Physically grueling, but worth every moment, he insists. And being invited to both Pitti Uomo’s Generation Africa Showcase and London Fashion Week’s International Fashion Showcase (IFS) at the beginning of 2016 were just two such moments. “My clothes are my story,” he says.
It is telling this story that he believes will continue opening doors for other African designers. “I don’t think Pitti [Uomo] or IFS would have happened if it wasn’t for Laduma [Ngxokolo, the knitwear designer behind the highly acclaimed MaXhosa label] who showed at both events a year before me. I am certain that because of the strides we’ve taken, these organizers will come back and look for talent in South Africa again.”
Having paid it forward, what’s next? “Building my label and spreading the message about empowering our fashion infrastructure.” He plans to do so through his online platforms. “I’ve created the hashtag #ATIFY – Africa, This Is For You. Because everything I do is for Africa.” They are words he lives by.

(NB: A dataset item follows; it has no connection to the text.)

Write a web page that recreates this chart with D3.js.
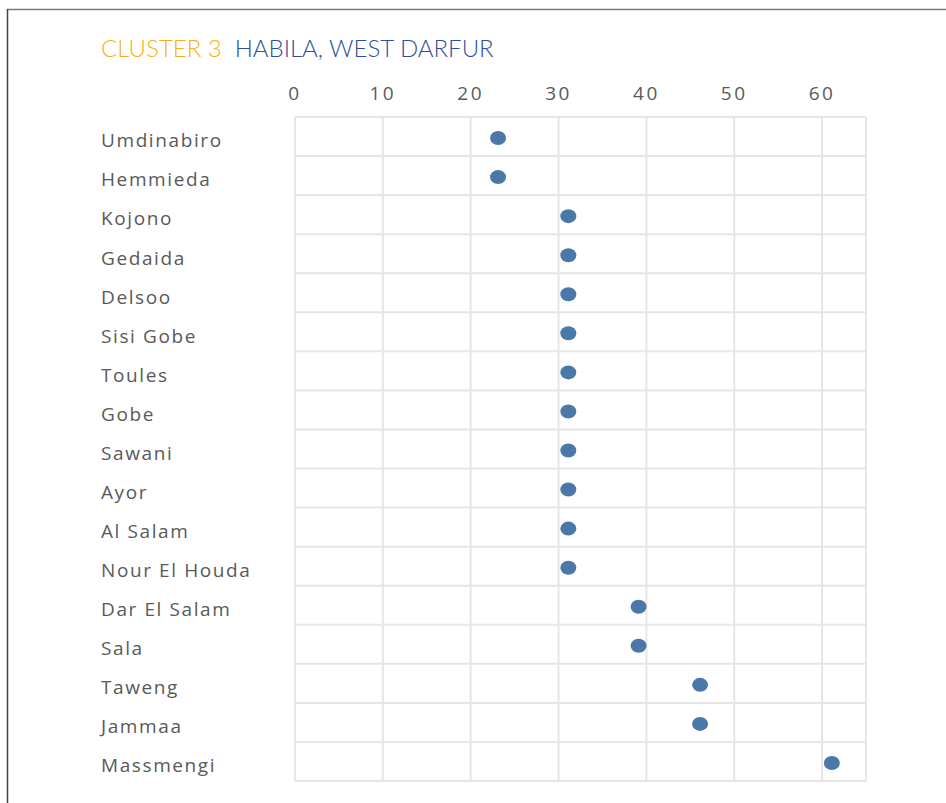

“I’ve had people imply that I’m not going to make it and I find that encouraging,” Lukhanyo says with a mischievous smile. “I love being Lukhanyo Mdingi, because I have never come across anyone like me. No one has my determination, resilience and work ethic. No one has the intention I have for my label. This is personal. It’s tough work, but it’s great work and every day I am more sure that I am doing exactly what I should be doing.”